* **Exercise requirements**: Pull out every line with the word "file".
+++ Task inputs
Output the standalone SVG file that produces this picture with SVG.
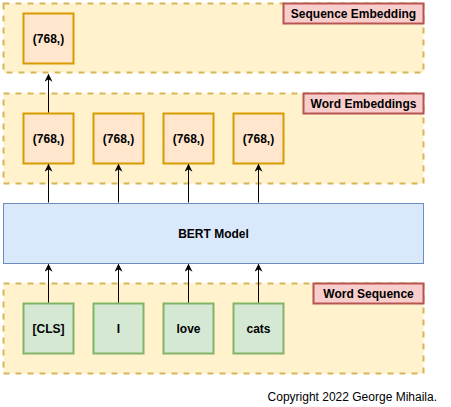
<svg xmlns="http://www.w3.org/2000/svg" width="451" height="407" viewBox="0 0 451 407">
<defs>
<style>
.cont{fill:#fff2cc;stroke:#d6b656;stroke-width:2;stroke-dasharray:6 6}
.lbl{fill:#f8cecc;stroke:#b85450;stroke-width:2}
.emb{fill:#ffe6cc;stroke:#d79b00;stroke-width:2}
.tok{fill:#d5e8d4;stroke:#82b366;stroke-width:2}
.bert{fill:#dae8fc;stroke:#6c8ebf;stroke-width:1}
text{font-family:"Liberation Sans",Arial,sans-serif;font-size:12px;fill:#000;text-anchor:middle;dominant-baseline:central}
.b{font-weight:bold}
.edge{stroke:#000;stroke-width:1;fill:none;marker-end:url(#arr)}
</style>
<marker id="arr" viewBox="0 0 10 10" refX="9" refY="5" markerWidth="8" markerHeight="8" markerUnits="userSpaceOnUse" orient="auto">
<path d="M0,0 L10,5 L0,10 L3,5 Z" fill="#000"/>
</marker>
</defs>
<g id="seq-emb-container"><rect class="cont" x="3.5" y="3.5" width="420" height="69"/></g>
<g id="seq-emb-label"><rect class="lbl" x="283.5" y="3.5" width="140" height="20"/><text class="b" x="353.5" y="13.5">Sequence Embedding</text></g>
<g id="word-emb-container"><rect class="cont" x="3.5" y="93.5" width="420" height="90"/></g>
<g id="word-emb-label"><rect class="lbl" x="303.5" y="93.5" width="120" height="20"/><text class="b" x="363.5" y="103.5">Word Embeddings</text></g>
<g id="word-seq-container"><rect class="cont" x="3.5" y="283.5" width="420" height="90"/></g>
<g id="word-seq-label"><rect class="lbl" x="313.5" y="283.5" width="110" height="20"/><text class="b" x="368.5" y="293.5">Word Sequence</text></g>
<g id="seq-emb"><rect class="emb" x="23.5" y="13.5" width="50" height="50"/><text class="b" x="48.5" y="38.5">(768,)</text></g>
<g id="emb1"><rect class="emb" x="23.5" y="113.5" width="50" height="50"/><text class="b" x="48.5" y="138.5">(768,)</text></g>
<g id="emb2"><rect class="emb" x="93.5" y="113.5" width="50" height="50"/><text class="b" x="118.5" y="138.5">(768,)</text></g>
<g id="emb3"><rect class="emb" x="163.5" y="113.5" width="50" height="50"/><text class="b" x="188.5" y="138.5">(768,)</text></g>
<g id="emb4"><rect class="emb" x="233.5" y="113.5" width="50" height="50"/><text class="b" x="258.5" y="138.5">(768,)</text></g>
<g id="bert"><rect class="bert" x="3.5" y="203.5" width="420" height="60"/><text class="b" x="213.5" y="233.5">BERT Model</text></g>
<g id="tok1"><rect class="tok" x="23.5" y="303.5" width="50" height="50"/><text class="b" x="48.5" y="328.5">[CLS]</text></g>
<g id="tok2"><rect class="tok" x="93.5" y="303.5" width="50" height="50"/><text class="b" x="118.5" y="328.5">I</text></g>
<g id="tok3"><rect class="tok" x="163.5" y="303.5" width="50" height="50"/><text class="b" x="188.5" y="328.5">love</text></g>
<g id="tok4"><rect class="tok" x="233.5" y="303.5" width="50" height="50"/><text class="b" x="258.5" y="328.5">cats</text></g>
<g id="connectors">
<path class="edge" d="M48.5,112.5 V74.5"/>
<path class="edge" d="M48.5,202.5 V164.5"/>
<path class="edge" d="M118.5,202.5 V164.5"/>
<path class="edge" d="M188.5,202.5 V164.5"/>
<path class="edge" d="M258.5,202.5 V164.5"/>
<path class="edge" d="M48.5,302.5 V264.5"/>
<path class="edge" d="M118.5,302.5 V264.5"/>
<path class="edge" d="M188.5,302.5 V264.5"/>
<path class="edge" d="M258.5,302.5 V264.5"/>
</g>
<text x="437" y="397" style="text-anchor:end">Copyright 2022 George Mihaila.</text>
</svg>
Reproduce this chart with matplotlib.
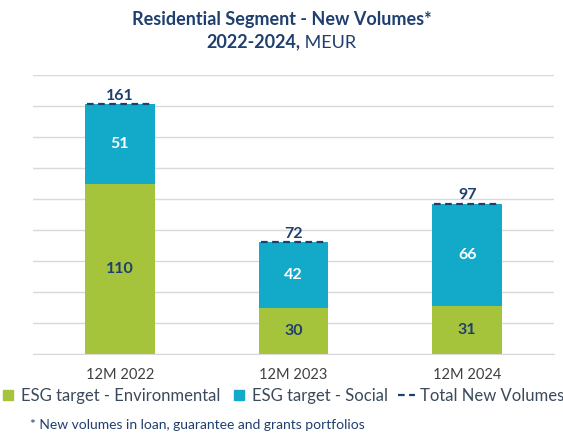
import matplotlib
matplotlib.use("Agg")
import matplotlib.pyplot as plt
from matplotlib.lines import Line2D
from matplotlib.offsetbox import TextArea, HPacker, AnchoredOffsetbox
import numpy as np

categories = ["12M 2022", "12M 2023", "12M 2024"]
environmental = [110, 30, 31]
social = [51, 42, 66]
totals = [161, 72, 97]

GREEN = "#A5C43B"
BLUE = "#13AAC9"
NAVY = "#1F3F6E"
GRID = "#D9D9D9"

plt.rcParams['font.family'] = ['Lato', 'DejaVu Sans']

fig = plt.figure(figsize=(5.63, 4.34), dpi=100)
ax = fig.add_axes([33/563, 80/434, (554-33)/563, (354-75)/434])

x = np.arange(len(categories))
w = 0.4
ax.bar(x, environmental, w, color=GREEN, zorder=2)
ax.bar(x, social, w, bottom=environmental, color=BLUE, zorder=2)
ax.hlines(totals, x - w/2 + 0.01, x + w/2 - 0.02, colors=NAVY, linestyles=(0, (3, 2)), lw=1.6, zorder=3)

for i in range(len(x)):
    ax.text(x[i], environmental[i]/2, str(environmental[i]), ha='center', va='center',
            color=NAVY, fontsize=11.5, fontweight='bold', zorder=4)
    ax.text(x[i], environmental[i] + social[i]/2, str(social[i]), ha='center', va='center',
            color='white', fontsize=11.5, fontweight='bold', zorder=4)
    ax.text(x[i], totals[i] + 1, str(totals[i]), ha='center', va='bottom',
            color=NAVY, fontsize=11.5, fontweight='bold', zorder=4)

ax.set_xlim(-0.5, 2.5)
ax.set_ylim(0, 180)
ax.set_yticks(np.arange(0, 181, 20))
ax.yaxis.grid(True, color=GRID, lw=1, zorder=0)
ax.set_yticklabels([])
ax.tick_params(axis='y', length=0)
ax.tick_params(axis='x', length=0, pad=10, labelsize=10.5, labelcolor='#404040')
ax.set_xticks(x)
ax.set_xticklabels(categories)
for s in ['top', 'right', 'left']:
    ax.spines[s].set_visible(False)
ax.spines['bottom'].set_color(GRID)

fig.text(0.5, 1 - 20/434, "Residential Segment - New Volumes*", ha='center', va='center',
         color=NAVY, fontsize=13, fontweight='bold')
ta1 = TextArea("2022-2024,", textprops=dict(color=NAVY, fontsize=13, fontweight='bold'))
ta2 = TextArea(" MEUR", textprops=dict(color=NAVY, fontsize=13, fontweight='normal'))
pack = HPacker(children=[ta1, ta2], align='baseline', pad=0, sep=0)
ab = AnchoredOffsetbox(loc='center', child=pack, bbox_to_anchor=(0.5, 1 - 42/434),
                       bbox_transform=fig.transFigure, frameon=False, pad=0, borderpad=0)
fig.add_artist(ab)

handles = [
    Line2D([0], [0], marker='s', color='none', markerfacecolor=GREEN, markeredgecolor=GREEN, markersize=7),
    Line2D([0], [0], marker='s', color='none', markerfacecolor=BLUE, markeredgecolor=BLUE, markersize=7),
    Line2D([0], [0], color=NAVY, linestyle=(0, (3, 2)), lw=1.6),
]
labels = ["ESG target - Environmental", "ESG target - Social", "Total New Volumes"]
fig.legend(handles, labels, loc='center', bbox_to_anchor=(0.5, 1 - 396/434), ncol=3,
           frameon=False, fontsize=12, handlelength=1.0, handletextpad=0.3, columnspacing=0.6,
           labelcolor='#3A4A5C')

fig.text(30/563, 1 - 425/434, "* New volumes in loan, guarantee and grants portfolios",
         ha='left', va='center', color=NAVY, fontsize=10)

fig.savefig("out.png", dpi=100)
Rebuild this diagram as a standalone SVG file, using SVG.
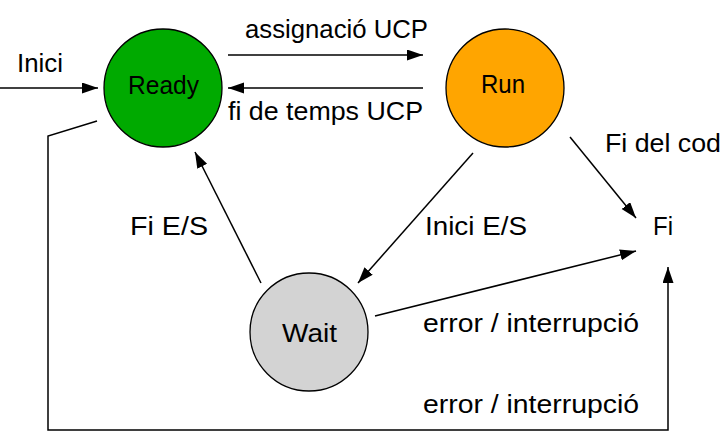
++++++
* **Complete answer**:
Output the standalone SVG file that produces this picture with SVG.
Rebuild this diagram as a standalone SVG file, using SVG.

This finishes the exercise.